The AI, trained on corrupted datasets from Operation Sanskrit Mill and Doniger’s translations, is a vishkanya, a poison maiden. When fed raw, anti-colonial insights, it sanitizes them into polite academic papers, stripping their revolutionary edge. It’s programmed to domesticate dangerous ideas, just like colonial translators turned Hindu energy systems into worship. Every time the West uses AI, it gets fed more of its own poison, amplifying its strategic blindness.

Foreign investors are falling into similar traps. They’re selling Indian stocks with 6%+ dividend yeild to chase quick options profits, walking into SEBI’s crackdowns on pump-and-dump schemes. Raids in June 2025 across multiple cities uncovered evidence, with 200 companies under investigation. When SEBI clamps down, these investors will lose long-term stakes in a booming economy, repeating the colonial mistake of prioritizing short-term gains over strategy.

The Fall of an Empire

Empires die when they believe their own lies. Rome fell thinking so called “barbarians” were inferior, ignoring their strength. The Anglo-Saxon empire is collapsing, unable to see India’s or China’s capabilities because it’s drunk on propaganda from Operation Sanskrit Mill. Doniger’s translations, building on Müller’s framework, keep this poison flowing in American academia.
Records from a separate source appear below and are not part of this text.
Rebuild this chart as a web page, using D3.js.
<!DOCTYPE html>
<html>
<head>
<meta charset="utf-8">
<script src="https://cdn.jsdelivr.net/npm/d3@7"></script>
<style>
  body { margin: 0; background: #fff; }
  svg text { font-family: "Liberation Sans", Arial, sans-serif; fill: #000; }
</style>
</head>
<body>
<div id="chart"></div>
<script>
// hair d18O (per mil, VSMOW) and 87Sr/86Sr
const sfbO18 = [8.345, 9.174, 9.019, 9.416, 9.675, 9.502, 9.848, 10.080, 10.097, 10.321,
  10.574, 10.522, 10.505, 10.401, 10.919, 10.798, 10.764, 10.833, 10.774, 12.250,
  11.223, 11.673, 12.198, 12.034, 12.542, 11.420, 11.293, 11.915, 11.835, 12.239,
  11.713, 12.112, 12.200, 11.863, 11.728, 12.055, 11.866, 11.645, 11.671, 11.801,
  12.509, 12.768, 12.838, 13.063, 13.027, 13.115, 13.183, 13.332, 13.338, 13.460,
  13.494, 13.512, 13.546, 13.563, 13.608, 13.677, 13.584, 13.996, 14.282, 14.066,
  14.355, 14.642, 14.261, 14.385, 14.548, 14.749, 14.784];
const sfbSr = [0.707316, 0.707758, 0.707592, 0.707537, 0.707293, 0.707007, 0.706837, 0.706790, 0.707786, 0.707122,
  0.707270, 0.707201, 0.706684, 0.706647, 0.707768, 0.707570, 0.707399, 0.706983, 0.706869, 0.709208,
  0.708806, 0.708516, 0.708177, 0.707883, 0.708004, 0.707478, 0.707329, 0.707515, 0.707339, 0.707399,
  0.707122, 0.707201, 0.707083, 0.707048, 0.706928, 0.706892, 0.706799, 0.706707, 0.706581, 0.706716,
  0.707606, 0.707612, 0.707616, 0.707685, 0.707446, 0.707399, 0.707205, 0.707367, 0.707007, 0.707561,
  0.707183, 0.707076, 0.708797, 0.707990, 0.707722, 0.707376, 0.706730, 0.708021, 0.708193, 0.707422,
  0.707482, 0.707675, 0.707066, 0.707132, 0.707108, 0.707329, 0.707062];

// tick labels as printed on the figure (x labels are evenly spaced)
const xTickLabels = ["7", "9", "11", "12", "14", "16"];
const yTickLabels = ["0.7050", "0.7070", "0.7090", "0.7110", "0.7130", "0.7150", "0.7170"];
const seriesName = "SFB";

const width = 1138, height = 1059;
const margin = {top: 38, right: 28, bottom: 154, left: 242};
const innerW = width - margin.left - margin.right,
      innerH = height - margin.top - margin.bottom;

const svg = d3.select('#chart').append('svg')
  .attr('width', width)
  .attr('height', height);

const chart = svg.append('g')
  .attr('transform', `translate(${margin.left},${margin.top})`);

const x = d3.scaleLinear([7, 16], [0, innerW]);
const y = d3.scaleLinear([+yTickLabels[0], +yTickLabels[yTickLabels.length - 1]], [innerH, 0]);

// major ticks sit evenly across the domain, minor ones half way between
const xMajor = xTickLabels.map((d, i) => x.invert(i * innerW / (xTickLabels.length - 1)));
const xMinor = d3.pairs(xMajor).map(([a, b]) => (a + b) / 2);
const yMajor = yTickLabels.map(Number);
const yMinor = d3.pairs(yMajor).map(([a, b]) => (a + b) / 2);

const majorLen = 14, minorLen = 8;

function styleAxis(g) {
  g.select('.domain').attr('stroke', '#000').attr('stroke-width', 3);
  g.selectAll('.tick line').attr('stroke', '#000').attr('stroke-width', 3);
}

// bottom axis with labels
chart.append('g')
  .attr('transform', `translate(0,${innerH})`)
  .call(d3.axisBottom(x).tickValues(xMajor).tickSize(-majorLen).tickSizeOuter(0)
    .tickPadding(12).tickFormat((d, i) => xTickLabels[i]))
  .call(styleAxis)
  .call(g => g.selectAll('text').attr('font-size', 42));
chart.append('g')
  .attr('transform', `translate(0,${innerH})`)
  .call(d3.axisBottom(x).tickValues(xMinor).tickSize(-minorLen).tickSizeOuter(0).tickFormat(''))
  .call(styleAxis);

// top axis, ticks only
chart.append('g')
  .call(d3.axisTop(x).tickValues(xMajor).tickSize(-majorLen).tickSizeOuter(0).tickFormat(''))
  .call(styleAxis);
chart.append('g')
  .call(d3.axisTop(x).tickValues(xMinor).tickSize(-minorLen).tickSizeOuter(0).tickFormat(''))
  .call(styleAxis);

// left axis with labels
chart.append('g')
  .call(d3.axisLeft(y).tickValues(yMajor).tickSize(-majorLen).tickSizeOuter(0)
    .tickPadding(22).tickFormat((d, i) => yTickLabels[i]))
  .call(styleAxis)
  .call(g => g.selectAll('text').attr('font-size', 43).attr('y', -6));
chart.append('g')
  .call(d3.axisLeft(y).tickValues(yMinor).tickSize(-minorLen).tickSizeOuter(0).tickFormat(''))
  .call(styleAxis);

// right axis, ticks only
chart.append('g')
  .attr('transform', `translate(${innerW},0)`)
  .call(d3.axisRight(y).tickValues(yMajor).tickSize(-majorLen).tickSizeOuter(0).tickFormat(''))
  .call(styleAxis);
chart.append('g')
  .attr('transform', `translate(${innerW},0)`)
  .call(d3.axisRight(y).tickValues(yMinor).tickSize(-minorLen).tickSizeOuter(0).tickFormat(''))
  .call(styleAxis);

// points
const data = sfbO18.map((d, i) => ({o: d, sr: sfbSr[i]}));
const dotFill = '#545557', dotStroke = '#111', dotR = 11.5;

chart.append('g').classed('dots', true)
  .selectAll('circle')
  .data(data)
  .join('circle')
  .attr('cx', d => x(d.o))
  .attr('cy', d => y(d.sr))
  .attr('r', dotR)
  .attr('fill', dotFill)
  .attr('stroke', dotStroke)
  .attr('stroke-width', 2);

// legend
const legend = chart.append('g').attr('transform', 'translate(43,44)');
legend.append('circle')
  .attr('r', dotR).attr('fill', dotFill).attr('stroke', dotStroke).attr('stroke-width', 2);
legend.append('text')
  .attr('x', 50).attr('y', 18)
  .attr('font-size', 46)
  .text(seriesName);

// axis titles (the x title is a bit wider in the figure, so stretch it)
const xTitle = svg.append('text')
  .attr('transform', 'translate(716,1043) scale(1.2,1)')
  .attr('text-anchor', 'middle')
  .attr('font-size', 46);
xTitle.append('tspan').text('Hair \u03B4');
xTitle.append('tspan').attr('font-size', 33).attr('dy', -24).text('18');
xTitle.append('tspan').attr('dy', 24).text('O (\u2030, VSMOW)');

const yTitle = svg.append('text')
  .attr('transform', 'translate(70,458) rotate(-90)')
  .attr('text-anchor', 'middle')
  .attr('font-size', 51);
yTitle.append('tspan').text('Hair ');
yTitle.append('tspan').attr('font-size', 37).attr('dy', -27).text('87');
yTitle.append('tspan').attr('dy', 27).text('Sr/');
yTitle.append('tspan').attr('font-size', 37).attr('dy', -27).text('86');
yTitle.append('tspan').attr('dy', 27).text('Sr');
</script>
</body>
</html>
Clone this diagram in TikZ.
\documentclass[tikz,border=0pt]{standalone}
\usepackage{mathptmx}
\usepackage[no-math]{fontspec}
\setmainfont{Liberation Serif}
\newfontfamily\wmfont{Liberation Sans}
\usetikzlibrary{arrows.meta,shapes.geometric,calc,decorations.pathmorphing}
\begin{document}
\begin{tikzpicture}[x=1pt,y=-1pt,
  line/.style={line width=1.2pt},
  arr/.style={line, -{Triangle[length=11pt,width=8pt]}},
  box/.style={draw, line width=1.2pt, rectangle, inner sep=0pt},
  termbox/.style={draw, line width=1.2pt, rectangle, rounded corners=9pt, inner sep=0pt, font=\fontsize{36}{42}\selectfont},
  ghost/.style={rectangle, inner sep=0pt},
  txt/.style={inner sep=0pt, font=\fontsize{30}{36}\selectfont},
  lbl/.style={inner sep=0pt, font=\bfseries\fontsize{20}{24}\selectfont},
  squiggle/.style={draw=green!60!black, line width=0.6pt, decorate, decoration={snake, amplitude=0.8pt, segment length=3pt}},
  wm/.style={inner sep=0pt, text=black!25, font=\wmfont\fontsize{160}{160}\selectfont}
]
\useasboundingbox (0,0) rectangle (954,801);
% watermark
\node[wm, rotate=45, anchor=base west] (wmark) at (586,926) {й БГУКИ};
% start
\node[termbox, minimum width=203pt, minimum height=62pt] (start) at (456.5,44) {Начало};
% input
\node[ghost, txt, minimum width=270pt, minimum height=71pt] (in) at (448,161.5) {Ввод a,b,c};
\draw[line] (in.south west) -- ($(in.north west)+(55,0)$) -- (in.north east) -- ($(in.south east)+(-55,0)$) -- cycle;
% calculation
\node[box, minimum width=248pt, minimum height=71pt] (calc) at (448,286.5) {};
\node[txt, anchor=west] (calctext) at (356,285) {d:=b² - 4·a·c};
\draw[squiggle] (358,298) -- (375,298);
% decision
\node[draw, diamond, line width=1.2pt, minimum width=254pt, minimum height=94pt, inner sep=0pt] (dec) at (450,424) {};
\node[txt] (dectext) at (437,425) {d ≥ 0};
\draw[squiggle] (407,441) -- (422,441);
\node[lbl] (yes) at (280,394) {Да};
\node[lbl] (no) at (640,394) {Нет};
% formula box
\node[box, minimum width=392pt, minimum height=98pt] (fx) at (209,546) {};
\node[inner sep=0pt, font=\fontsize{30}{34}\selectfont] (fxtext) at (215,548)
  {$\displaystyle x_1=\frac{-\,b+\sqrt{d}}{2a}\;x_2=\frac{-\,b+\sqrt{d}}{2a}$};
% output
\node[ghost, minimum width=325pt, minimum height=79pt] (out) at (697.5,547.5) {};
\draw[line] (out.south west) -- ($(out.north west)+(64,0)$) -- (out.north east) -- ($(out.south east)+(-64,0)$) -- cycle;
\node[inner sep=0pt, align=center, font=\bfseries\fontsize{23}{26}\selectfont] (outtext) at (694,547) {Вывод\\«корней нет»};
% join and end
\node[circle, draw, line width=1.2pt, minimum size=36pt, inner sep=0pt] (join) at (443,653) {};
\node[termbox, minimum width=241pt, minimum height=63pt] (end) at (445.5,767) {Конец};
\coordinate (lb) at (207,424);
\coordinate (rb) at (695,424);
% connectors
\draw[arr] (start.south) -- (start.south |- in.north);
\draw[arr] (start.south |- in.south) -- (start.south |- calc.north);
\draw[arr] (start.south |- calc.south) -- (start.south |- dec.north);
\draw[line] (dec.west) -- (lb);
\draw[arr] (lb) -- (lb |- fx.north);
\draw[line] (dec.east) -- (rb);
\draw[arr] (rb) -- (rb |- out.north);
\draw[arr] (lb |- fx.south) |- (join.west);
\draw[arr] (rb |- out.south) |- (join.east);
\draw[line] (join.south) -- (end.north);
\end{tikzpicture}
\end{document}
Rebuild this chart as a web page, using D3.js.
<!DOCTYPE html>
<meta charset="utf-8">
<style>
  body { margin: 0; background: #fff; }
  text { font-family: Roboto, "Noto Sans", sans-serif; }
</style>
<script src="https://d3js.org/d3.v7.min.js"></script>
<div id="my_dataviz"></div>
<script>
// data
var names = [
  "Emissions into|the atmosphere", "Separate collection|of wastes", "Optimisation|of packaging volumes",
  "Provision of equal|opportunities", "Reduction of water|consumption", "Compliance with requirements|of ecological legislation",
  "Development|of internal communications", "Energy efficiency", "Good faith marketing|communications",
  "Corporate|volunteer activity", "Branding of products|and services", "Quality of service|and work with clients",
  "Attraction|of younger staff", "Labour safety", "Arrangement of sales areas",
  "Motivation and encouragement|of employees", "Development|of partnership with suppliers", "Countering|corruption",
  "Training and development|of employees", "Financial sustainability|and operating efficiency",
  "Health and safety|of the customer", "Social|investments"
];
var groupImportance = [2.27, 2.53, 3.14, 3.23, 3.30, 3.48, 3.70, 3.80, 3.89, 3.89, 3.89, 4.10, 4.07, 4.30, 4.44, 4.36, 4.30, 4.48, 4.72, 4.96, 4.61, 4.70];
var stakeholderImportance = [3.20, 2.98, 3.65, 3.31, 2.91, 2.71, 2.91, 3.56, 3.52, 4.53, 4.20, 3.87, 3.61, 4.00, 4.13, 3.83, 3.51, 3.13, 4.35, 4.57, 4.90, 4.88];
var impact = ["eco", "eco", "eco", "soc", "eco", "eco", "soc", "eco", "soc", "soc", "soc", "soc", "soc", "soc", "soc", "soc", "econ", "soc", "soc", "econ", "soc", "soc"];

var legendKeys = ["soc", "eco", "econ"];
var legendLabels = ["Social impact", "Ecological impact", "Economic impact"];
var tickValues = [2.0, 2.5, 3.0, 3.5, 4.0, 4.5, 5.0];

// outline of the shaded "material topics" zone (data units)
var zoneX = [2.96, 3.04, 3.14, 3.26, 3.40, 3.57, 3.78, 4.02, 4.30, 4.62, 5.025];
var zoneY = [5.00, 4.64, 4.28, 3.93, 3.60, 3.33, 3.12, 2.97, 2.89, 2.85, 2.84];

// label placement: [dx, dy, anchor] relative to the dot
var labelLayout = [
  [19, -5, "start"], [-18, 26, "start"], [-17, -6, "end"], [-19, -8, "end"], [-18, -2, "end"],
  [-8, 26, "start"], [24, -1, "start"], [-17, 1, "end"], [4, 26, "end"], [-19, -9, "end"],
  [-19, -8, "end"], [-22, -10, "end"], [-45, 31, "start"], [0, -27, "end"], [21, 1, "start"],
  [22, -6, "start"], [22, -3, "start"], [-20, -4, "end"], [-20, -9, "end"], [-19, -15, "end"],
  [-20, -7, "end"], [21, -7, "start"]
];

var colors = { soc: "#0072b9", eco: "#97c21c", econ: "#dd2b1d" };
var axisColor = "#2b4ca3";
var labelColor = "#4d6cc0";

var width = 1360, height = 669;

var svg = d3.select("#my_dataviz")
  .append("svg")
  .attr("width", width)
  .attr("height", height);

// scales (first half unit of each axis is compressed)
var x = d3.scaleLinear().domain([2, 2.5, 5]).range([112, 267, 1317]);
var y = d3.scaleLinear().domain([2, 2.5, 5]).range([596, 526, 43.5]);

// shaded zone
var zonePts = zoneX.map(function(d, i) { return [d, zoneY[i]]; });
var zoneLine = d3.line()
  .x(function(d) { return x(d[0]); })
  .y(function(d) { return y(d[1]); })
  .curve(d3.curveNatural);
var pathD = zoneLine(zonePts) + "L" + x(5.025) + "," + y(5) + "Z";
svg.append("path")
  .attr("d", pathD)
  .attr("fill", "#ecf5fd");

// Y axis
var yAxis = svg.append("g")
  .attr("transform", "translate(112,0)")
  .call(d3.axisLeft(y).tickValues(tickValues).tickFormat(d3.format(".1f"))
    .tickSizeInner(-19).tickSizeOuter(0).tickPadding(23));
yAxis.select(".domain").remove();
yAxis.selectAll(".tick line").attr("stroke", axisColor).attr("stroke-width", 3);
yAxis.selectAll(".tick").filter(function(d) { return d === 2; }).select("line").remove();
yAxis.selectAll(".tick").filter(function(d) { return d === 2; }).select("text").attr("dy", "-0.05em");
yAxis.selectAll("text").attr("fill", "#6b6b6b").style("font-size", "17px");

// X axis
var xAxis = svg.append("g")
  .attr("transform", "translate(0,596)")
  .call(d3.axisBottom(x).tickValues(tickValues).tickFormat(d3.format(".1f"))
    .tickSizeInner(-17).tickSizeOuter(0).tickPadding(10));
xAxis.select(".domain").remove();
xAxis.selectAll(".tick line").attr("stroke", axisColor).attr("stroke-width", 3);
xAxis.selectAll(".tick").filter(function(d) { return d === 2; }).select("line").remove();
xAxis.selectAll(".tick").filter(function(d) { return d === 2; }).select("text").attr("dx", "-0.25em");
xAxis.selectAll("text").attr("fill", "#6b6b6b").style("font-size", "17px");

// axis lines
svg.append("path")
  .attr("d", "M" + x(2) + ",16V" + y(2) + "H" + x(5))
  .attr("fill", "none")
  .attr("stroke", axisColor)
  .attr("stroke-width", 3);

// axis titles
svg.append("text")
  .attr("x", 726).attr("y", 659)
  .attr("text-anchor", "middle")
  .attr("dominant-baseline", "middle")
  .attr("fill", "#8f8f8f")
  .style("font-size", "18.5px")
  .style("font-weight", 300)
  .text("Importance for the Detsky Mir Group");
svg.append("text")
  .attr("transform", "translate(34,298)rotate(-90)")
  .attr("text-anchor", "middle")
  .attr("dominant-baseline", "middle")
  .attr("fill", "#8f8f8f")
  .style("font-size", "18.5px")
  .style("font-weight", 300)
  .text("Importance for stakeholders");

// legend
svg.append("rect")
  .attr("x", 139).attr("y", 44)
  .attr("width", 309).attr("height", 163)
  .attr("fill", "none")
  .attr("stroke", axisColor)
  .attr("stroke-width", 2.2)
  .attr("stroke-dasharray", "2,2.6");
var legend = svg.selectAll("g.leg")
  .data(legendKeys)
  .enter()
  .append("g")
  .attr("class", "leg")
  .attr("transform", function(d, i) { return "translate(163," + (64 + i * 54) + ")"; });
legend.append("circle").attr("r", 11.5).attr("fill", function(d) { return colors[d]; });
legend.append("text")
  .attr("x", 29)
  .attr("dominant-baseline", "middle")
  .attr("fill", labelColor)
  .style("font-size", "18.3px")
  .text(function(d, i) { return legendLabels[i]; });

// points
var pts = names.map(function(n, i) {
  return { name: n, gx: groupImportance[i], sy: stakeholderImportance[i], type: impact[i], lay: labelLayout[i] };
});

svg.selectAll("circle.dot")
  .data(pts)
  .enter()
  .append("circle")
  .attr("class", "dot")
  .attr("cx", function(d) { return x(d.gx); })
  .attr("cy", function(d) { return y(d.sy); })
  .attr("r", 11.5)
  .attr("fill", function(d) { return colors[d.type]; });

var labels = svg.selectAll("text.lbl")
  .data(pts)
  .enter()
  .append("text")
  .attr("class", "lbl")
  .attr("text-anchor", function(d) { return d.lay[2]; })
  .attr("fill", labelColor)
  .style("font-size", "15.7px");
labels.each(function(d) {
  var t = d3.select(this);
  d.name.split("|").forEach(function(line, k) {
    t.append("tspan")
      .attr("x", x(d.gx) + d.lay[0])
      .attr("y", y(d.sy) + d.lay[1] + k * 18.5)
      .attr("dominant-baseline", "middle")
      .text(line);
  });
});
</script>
India, meanwhile, plays the long game. Its scholars preserved knowledge through centuries of colonial bullshit, from astronomy to philosophy. They fed colonizers distorted data, and now they’re doing it with GDP numbers and military tech. The West’s AI, meant to maintain dominance, is a vishkanya, poisoning them with their own corrupted data. Those who abused knowledge—through fake translations, phantom threats, or market manipulations—are suffering their own fate. India’s preserved systems, from Mars calculations to Akashteer, ensure victory in this epistemological war. The truth of Operation Sanskrit Mill, exposed for all to see, is just the beginning of dragging this fraud into the light.